Defendant’s version was that she went, on his command, to get back in the pickup, telling Gray “don’t.” She heard Mrs. Blocker telling Gray not to hurt her, but to take the money.
They drove hurriedly away, pursued by a friend of Mrs. Blocker’s granddaughter, who had arrived on the scene as they drove away. As Gray was beating and dragging Mrs. Blocker, he had a cigar box under his arm. They left together, money in the cigar box being poured by Gray into defendant’s pocketbook. As the pursuit continued, Gray threw the cigar box out, then he threw out the purse and the pistol.
On a dirt road, they abandoned the pickup, Gray having locked it, and Gray, followed by defendant, started running toward and reached Ozzie’s house. Defend*MCXLVant and Gray returned to Memphis that night.
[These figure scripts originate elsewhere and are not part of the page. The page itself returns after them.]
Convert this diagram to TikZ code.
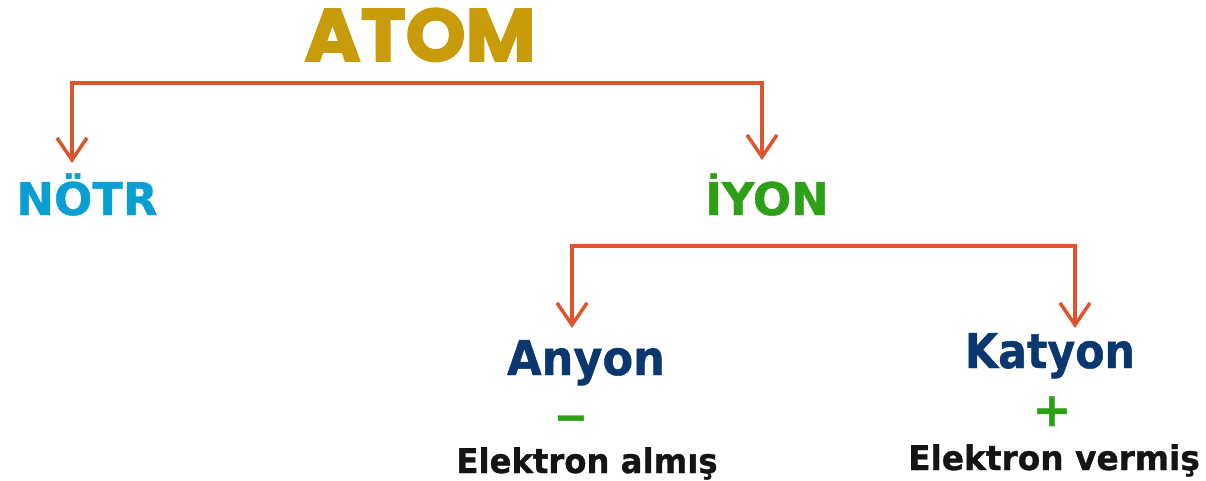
\documentclass[tikz,border=0pt]{standalone}
\usepackage{fontspec}
\usetikzlibrary{arrows.meta}
\newfontfamily\dvs{DejaVu Sans}[BoldFeatures={FakeBold=1}]
\newfontfamily\pop{Poppins}[BoldFeatures={FakeBold=2.5}]
\definecolor{linec}{HTML}{DC552D}
\definecolor{gold}{HTML}{C89B0A}
\definecolor{cyanc}{HTML}{0A9FD2}
\definecolor{greenc}{HTML}{2CA016}
\definecolor{navy}{HTML}{0A376E}
\definecolor{textc}{HTML}{141414}
\tikzset{
  lbl/.style={anchor=base, inner sep=0pt, outer sep=0pt},
  conn/.style={draw=linec, line width=3.5pt, line cap=rect},
  arr/.style={conn, line cap=butt, -{Straight Barb[length=22pt,width=30pt,line width=3.5pt]}},
}
\begin{document}
\begin{tikzpicture}[x=1pt,y=-1pt]
\useasboundingbox (0,0) rectangle (1206,481);
% labels
\node[lbl, text=gold] (atom) at (420,61) {\pop\bfseries\fontsize{74}{80}\selectfont\scalebox{1.03}[1]{ATOM}};
\node[lbl, text=cyanc] (notr) at (87,215) {\dvs\bfseries\fontsize{45}{54}\selectfont NÖTR};
\node[lbl, text=greenc] (iyon) at (767,215) {\dvs\bfseries\fontsize{45}{54}\selectfont İYON};
\node[lbl, text=navy] (anyon) at (586,375) {\dvs\bfseries\fontsize{48}{56}\selectfont\scalebox{0.93}[1]{Anyon}};
\node[lbl, text=navy] (katyon) at (1050,368) {\dvs\bfseries\fontsize{48}{56}\selectfont\scalebox{0.89}[1]{Katyon}};
\node[lbl, text=greenc] (minus) at (571,429) {\dvs\bfseries\fontsize{40}{50}\selectfont\scalebox{1.6}[1]{–}};
\node[lbl, text=greenc] (plus) at (1052,426) {\dvs\bfseries\fontsize{47}{50}\selectfont +};
\node[lbl, text=textc] (alm) at (587,473) {\dvs\bfseries\fontsize{34}{40}\selectfont\scalebox{0.95}[1]{Elektron almış}};
\node[lbl, text=textc] (ver) at (1054,470) {\dvs\bfseries\fontsize{34}{40}\selectfont\scalebox{0.965}[1]{Elektron vermiş}};
% connector corners and tips
\coordinate (b1l) at (72,83);
\coordinate (b1r) at (762,83);
\coordinate (t1l) at (72,163);
\coordinate (t1r) at (762,160);
\coordinate (b2l) at (572,246);
\coordinate (b2r) at (1075,246);
\coordinate (t2l) at (572,328);
\coordinate (t2r) at (1075,328);
\draw[conn] (b1l) -- (b1r);
\draw[arr] (b1l) -- (t1l);
\draw[arr] (b1r) -- (t1r);
\draw[conn] (b2l) -- (b2r);
\draw[arr] (b2l) -- (t2l);
\draw[arr] (b2r) -- (t2r);
\end{tikzpicture}
\end{document}
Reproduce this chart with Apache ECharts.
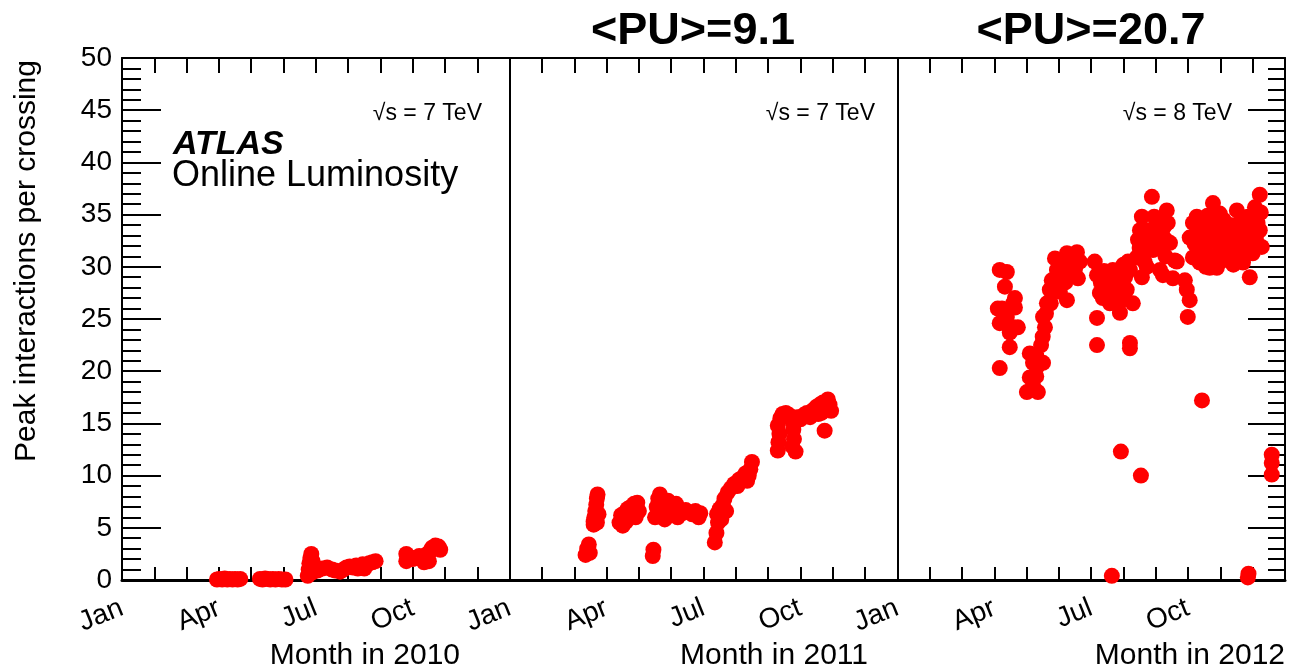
<!DOCTYPE html>
<html>
<head>
<meta charset="utf-8">
<script src="https://cdn.jsdelivr.net/npm/echarts@6/dist/echarts.min.js"></script>
<style>
html,body{margin:0;padding:0;background:#fff;}
#chart{width:1291px;height:672px;}
</style>
</head>
<body>
<div id="chart"></div>
<script>
// x = months since Jan 2010 (0..36), y = peak interactions per crossing
const monthNames = ['Jan', 'Apr', 'Jul', 'Oct'];
const yearTitles = ['Month in 2010', 'Month in 2011', 'Month in 2012'];
const energyLabels = ['7 TeV', '7 TeV', '8 TeV'];
const puLabels = ['<PU>=9.1', '<PU>=20.7'];
const yTicks = [0, 5, 10, 15, 20, 25, 30, 35, 40, 45, 50];

const d2010 = [
  [2.94,0.05],[3.02,0.1],[3.1,0.05],[3.18,0.15],[3.26,0.05],[3.34,0.1],[3.42,0.05],[3.5,0.1],[3.58,0.05],[3.66,0.1],
  [4.27,0.1],[4.35,0.05],[4.43,0.15],[4.51,0.1],[4.59,0.05],[4.67,0.1],[4.75,0.05],[4.85,0.1],[4.95,0.05],[5.06,0.05],
  [5.75,0.4],[5.78,1.0],[5.8,1.6],[5.83,2.1],[5.86,2.5],[5.9,1.8],[5.92,1.2],[5.88,0.7],
  [6.05,0.9],[6.2,1.1],[6.35,1.2],[6.5,1.0],[6.6,0.9],[6.75,0.8],[6.85,1.0],[6.95,1.2],[7.05,1.3],[7.15,1.2],
  [7.25,1.4],[7.35,1.3],[7.45,1.5],[7.55,1.4],[7.65,1.6],[7.75,1.7],[7.85,1.8],[7.3,1.1],[7.5,1.1],
  [8.8,1.8],[8.8,2.5],[8.9,2.2],[9.0,2.0],[9.1,2.1],[9.2,2.3],[9.3,2.0],[9.35,1.7],[9.45,2.5],[9.55,2.8],
  [9.6,3.1],[9.7,3.3],[9.8,3.2],[9.85,2.9],[9.5,1.8]
];

const d2011 = [
  [14.35,2.4],[14.4,3.0],[14.45,3.4],[14.48,2.6],[14.6,5.3],[14.62,6.0],[14.65,6.6],[14.68,7.2],[14.7,7.8],[14.72,8.2],[14.75,6.3],[14.6,5.6],[14.7,5.5],
  [15.4,5.5],[15.45,6.2],[15.5,5.2],[15.55,6.4],[15.6,5.6],[15.65,6.8],[15.7,6.0],[15.75,7.0],[15.8,6.5],[15.85,7.3],[15.9,6.8],[15.95,7.4],[16.0,6.6],[15.9,6.0],
  [16.43,2.3],[16.45,2.9],
  [16.5,6.0],[16.55,7.0],[16.6,7.8],[16.65,8.2],[16.7,7.5],[16.75,6.5],[16.8,5.8],[16.85,7.0],[16.9,7.6],[17.0,7.2],[17.1,6.5],[17.15,7.3],
  [17.25,6.8],[17.35,6.4],[17.45,6.7],[17.55,6.5],[17.65,6.3],[17.75,6.6],[17.85,6.0],[17.9,6.4],[17.2,6.0],[16.95,6.2],
  [18.35,3.6],[18.4,4.5],[18.45,5.5],[18.42,6.3],[18.5,6.8],[18.55,5.8],[18.6,7.2],[18.65,7.8],[18.7,6.6],[18.75,8.4],
  [18.85,8.8],[18.95,9.2],[19.05,9.0],[19.1,9.6],[19.2,9.8],[19.3,10.2],[19.35,9.5],[19.45,10.6],[19.5,11.3],[19.4,10.0],
  [20.3,12.4],[20.32,13.2],[20.35,14.0],[20.3,14.8],[20.38,15.5],[20.45,15.9],[20.55,16.0],[20.65,15.8],[20.75,15.2],[20.78,14.4],
  [20.8,13.5],[20.75,12.8],[20.85,12.3],[20.9,15.6],[21.0,15.4],[21.1,15.8],[21.2,16.0],[21.3,15.6],[21.4,16.3],[21.5,16.6],
  [21.55,15.9],[21.6,16.8],[21.7,17.0],[21.75,14.3],[21.8,16.5],[21.85,17.3],[21.9,16.8],[21.95,16.2],[21.65,16.0]
];

const d2012 = [
  [27.17,29.7],[27.39,29.5],[27.33,28.1],[27.64,27.0],[27.58,26.5],[27.11,26.0],[27.24,26.0],[27.39,25.2],[27.17,24.6],[27.58,24.2],
  [27.73,24.2],[27.48,23.7],[27.48,22.3],[27.17,20.3],[27.64,26.1],
  [28.01,18.0],[28.35,18.0],[28.2,18.6],[28.1,19.4],[28.3,19.5],[28.32,20.4],[28.51,20.8],[28.2,20.8],[28.3,21.5],[28.1,21.7],
  [28.45,22.5],[28.5,23.3],[28.57,24.2],[28.51,25.2],[28.6,25.5],[28.63,26.5],[28.75,26.5],[28.72,27.8],[28.78,28.7],[28.85,28.5],
  [28.94,29.7],[29.0,29.0],[28.88,30.8],[29.1,30.5],[29.15,29.8],[29.25,31.3],[29.35,30.8],[29.45,31.0],[29.56,31.4],[29.65,30.5],
  [29.4,30.0],[29.59,28.9],[29.2,28.5],[29.03,27.6],[29.25,26.8],[29.3,29.5],[29.5,29.8],[28.95,28.2],
  [30.11,30.5],[30.18,29.2],[30.67,29.7],[30.27,27.5],[30.36,27.0],[30.58,26.5],[30.89,25.6],[31.1,27.8],[31.29,26.5],[30.98,28.7],
  [31.2,29.7],[31.14,30.5],[30.18,25.1],[30.18,22.5],[31.2,22.2],[31.2,22.7],[30.3,28.5],[30.45,27.8],[30.5,28.8],[30.75,27.5],
  [30.8,28.2],[30.95,26.8],[31.05,29.0],[30.6,29.0],[30.4,29.6],[30.85,29.3],[31.0,30.2],
  [31.51,33.5],[31.57,34.8],[31.88,36.7],[31.72,31.9],[31.41,30.9],[31.72,30.0],[31.57,29.0],[32.03,34.2],[32.22,32.9],[32.34,35.4],
  [32.37,34.2],[32.13,29.7],[32.22,29.2],[32.53,28.9],[32.65,30.5],[32.59,30.6],[32.9,28.7],[32.96,27.8],[33.05,26.8],[32.99,25.2],
  [31.91,31.6],[32.13,31.9],[32.44,32.3],[31.6,32.5],[31.75,33.5],[31.85,33.0],[31.95,34.8],[32.05,32.0],[32.25,33.8],[31.5,31.8],
  [31.65,30.5],[32.3,31.0],[31.8,32.2],[32.0,33.2],[32.15,34.5],[32.3,32.6],[31.45,32.6],
  [33.15,34.2],[33.27,34.8],[33.05,32.8],[33.15,30.9],[33.36,30.4],[33.67,29.9],[33.89,29.9],[33.77,36.1],[33.98,35.1],[34.08,33.5],
  [34.2,31.9],[34.51,35.4],[34.6,34.2],[34.7,30.4],[34.91,29.0],[35.07,35.7],[35.22,36.9],[35.22,33.5],[35.28,31.9],[35.0,31.3],
  [33.58,32.6],[33.77,33.2],[34.39,32.6],[33.52,31.6],[34.29,30.9],[33.98,31.9],[33.3,33.3],[33.4,32.0],[33.45,34.0],[33.6,34.9],
  [33.7,31.0],[33.85,32.5],[34.0,30.5],[34.1,34.5],[34.3,34.0],[34.45,33.2],[34.55,31.5],[34.7,32.8],[34.8,33.8],[34.9,32.0],
  [35.1,32.6],[35.15,34.2],[33.3,30.8],[34.4,30.2],[33.55,30.0],[33.2,32.2],[33.5,33.0],[33.9,34.2],[34.15,32.8],[34.35,31.5],
  [34.6,33.4],[34.85,34.8],[35.0,33.0],[35.25,35.2],[33.65,33.8],
  [33.43,17.2],[30.92,12.3],[31.54,10.0],[30.64,0.4],[34.85,0.25],[34.87,0.6],[35.59,12.0],[35.59,11.2],[35.59,10.1]
];

const FONT = '"Liberation Sans", Arial, Helvetica, sans-serif';
const chart = echarts.init(document.getElementById('chart'), null, {renderer: 'canvas'});

const dotStyle = {color: '#ff0000', opacity: 1};
function scatter(data, withLines) {
  const s = {
    type: 'scatter', data: data, symbol: 'circle', symbolSize: 16,
    itemStyle: dotStyle, xAxisIndex: 0, yAxisIndex: 0, z: 3, silent: true
  };
  if (withLines) {
    s.markLine = {
      silent: true, symbol: 'none', label: {show: false},
      lineStyle: {color: '#000', width: 2, type: 'solid'},
      data: [{xAxis: 12}, {xAxis: 24}]
    };
  }
  return s;
}

const axisLine = {show: true, onZero: false, lineStyle: {color: '#000', width: 2}};
const tickLine = {color: '#000', width: 2};

const option = {
  animation: false,
  backgroundColor: '#fff',
  grid: {left: 122, right: 6, top: 58, bottom: 92, containLabel: false},
  xAxis: [
    {
      type: 'value', position: 'bottom', min: 0, max: 36, interval: 1,
      axisLine: {show: true, onZero: false, lineStyle: {color: '#000', width: 3}},
      axisTick: {show: true, inside: true, length: 13, lineStyle: tickLine},
      splitLine: {show: false},
      axisLabel: {
        show: true, rotate: 22, margin: 27, fontSize: 28, color: '#000', fontFamily: FONT,
        showMaxLabel: false,
        formatter: function (v) {
          if (v % 3 === 0 && v < 36) return monthNames[(v % 12) / 3];
          return '';
        }
      }
    },
    {
      type: 'value', position: 'top', min: 0, max: 36, interval: 1,
      axisLine: axisLine,
      axisTick: {show: true, inside: true, length: 15, lineStyle: tickLine},
      splitLine: {show: false},
      axisLabel: {show: false}
    }
  ],
  yAxis: [
    {
      type: 'value', position: 'left', min: 0, max: 50, interval: 5,
      axisLine: axisLine,
      axisTick: {show: true, inside: true, length: 39, lineStyle: tickLine},
      minorTick: {show: true, splitNumber: 5, length: 19, lineStyle: tickLine},
      splitLine: {show: false}, minorSplitLine: {show: false},
      axisLabel: {
        show: true, margin: 10, fontSize: 28, color: '#000', fontFamily: FONT,
        formatter: function (v) { return yTicks.indexOf(v) >= 0 ? String(v) : ''; }
      }
    },
    {
      type: 'value', position: 'right', min: 0, max: 50, interval: 5,
      axisLine: axisLine,
      axisTick: {show: true, inside: true, length: 37, lineStyle: tickLine},
      minorTick: {show: true, splitNumber: 5, length: 17, lineStyle: tickLine},
      splitLine: {show: false}, minorSplitLine: {show: false},
      axisLabel: {show: false}
    }
  ],
  series: [scatter(d2010, true), scatter(d2011, false), scatter(d2012, false)],
  graphic: [
    {type: 'text', left: 173, top: 128, style: {text: 'ATLAS', font: 'italic bold 34px ' + FONT, fill: '#000'}},
    {type: 'text', left: 172, top: 158, style: {text: 'Online Luminosity', font: '36px ' + FONT, fill: '#000'}},
    {type: 'text', x: 27, y: 261, rotation: Math.PI / 2,
      style: {text: 'Peak interactions per crossing', font: '30px ' + FONT, fill: '#000', align: 'center', verticalAlign: 'middle'}},
    {type: 'text', x: 460, y: 656, style: {text: yearTitles[0], font: '30px ' + FONT, fill: '#000', align: 'right', verticalAlign: 'middle'}},
    {type: 'text', x: 868, y: 656, style: {text: yearTitles[1], font: '30px ' + FONT, fill: '#000', align: 'right', verticalAlign: 'middle'}},
    {type: 'text', x: 1285, y: 656, style: {text: yearTitles[2], font: '30px ' + FONT, fill: '#000', align: 'right', verticalAlign: 'middle'}},
    {type: 'text', x: 693, y: 32, style: {text: puLabels[0], font: 'bold 45px ' + FONT, fill: '#000', align: 'center', verticalAlign: 'middle'}},
    {type: 'text', x: 1091, y: 32, style: {text: puLabels[1], font: 'bold 45px ' + FONT, fill: '#000', align: 'center', verticalAlign: 'middle'}},
    {type: 'text', x: 482, y: 114, style: {text: '\u221As = ' + energyLabels[0], font: '23px ' + FONT, fill: '#000', align: 'right', verticalAlign: 'middle'}},
    {type: 'text', x: 875, y: 114, style: {text: '\u221As = ' + energyLabels[1], font: '23px ' + FONT, fill: '#000', align: 'right', verticalAlign: 'middle'}},
    {type: 'text', x: 1232, y: 114, style: {text: '\u221As = ' + energyLabels[2], font: '23px ' + FONT, fill: '#000', align: 'right', verticalAlign: 'middle'}}
  ]
};
chart.setOption(option);
</script>
</body>
</html>
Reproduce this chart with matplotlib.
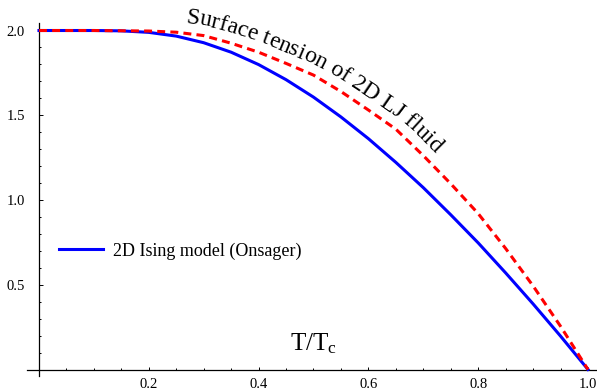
import numpy as np
import matplotlib
matplotlib.use("Agg")
import matplotlib.pyplot as plt
from matplotlib.ticker import FixedLocator, NullFormatter
from matplotlib.font_manager import FontProperties
from matplotlib.transforms import IdentityTransform

plt.rcParams["font.family"] = ["Liberation Serif", "DejaVu Serif"]
plt.rcParams["mathtext.fontset"] = "custom"
plt.rcParams["mathtext.rm"] = "Liberation Serif"
plt.rcParams["mathtext.it"] = "Liberation Serif:italic"

# 2D Ising (Onsager) surface tension vs T/Tc
t_ising = [0.0, 0.05, 0.1, 0.15, 0.2, 0.25, 0.3, 0.35, 0.4, 0.45, 0.5,
           0.55, 0.6, 0.65, 0.7, 0.75, 0.8, 0.85, 0.9, 0.95, 1.0]
sigma_ising = [2.0, 2.0, 2.0, 1.998, 1.989, 1.967, 1.928, 1.872, 1.799, 1.710, 1.607,
               1.490, 1.362, 1.222, 1.073, 0.913, 0.747, 0.570, 0.387, 0.197, 0.0]

# 2D LJ fluid surface tension (dashed curve)
t_lj = [0.0, 0.1, 0.2, 0.25, 0.3, 0.35, 0.4, 0.45, 0.5, 0.55, 0.6,
        0.65, 0.7, 0.75, 0.8, 0.85, 0.9, 0.95, 1.0]
sigma_lj = [2.0, 2.0, 1.997, 1.99, 1.97, 1.925, 1.872, 1.806, 1.737, 1.64, 1.531,
            1.418, 1.262, 1.096, 0.92, 0.714, 0.493, 0.255, 0.0]

x_ticks = [0.2, 0.4, 0.6, 0.8, 1.0]
y_ticks = [0.5, 1.0, 1.5, 2.0]
x_label = "T/T$_{\\mathrm{c}}$"
legend_label = "2D Ising model (Onsager)"
curve_label = "Surface tension of 2D LJ fluid"


def text_along_curve(ax, text, xs, ys, x_start_px, offset_px, size):
    fig = ax.figure
    fig.canvas.draw()
    renderer = fig.canvas.get_renderer()
    prop = FontProperties(family="Liberation Serif", size=size)

    pts = ax.transData.transform(np.column_stack([xs, ys]))
    seg = np.hypot(*np.diff(pts, axis=0).T)
    s = np.concatenate([[0], np.cumsum(seg)])
    s_fine = np.linspace(0, s[-1], 3000)
    px = np.interp(s_fine, s, pts[:, 0])
    py = np.interp(s_fine, s, pts[:, 1])
    tx = np.gradient(px)
    ty = np.gradient(py)
    k = np.ones(151) / 151
    tx = np.convolve(np.pad(tx, 75, mode="edge"), k, mode="valid")
    ty = np.convolve(np.pad(ty, 75, mode="edge"), k, mode="valid")
    nrm = np.hypot(tx, ty)
    tx, ty = tx / nrm, ty / nrm
    ox = px - ty * offset_px
    oy = py + tx * offset_px
    so = np.concatenate([[0], np.cumsum(np.hypot(np.diff(ox), np.diff(oy)))])
    ang = np.degrees(np.arctan2(ty, tx))

    def width(txt):
        return renderer.get_text_width_height_descent(txt, prop, ismath=False)[0]

    bar = width("|")
    order = np.argsort(ox)
    s0 = np.interp(x_start_px, ox[order], so[order])
    for i, ch in enumerate(text):
        if ch == " ":
            continue
        left = width(text[:i] + "|") - bar
        right = width(text[:i + 1] + "|") - bar
        pos = s0 + 0.5 * (left + right)
        x = np.interp(pos, so, ox)
        y = np.interp(pos, so, oy)
        a = np.interp(pos, so, ang)
        ax.text(x, y, ch, transform=IdentityTransform(), rotation=a,
                rotation_mode="anchor", ha="center", va="baseline",
                fontproperties=prop)


fig = plt.figure(figsize=(5.97, 3.92), dpi=100)
ax = fig.add_axes([0, 0, 1, 1])
ax.set_xlim(-0.071, 1.0164)
ax.set_ylim(-0.1327, 2.18)

ax.plot(t_ising, sigma_ising, color="#0000ff", lw=2.2, label=legend_label, zorder=3)
ax.plot(t_lj, sigma_lj, color="#ff0000", lw=2.2, linestyle=(0, (2.6, 1.7)), zorder=4)

for side in ["top", "right"]:
    ax.spines[side].set_visible(False)
ax.spines["left"].set_position(("data", 0))
ax.spines["bottom"].set_position(("data", 0))
ax.spines["left"].set_bounds(-0.04, 2.045)
ax.spines["bottom"].set_bounds(-0.022, 1.0164)
for side in ["left", "bottom"]:
    ax.spines[side].set_linewidth(0.9)

ax.xaxis.set_major_locator(FixedLocator(x_ticks))
ax.yaxis.set_major_locator(FixedLocator(y_ticks))
ax.xaxis.set_minor_locator(FixedLocator(np.arange(0.05, 1.01, 0.05)))
ax.yaxis.set_minor_locator(FixedLocator(np.arange(0.1, 2.05, 0.1)))
ax.xaxis.set_minor_formatter(NullFormatter())
ax.yaxis.set_minor_formatter(NullFormatter())
ax.set_xticklabels(["%.1f" % v for v in x_ticks])
ax.set_yticklabels(["%.1f" % v for v in y_ticks])
ax.tick_params(axis="x", which="major", direction="in", length=2.5, width=0.7,
               labelsize=10.5, pad=6)
ax.tick_params(axis="y", which="major", direction="in", length=3, width=0.7,
               labelsize=10.5, pad=10)
ax.tick_params(which="minor", direction="in", length=1.5, width=0.7)

ax.text(0.5, 0.115, x_label, fontsize=18, ha="center", va="baseline")

ax.legend(loc="center left", bbox_to_anchor=(59 / 597, 1 - 251 / 392),
          bbox_transform=fig.transFigure, frameon=False, fontsize=13,
          handlelength=2.45, handletextpad=0.55, borderpad=0, borderaxespad=0)

text_along_curve(ax, curve_label, t_lj, sigma_lj, 185, 10, 17)

fig.savefig("out.png", dpi=100)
From this proof clearly before the jury, we are of the opinion that the guilty verdict by the jury was warranted, was not contrary to the overwhelming weight of the evidence, or of the law, and should be upheld. Accordingly, we find the final assignment of error to be without merit.
The cause is affirmed.
AFFIRMED.
SMITH and ROBERTSON, P. JJ., and SUGG, BROOM and BOWLING, JJ., concur.
SUGG, J., specially concurs.
PATTERSON, C. J., and LEE and WALKER, JJ., dissent.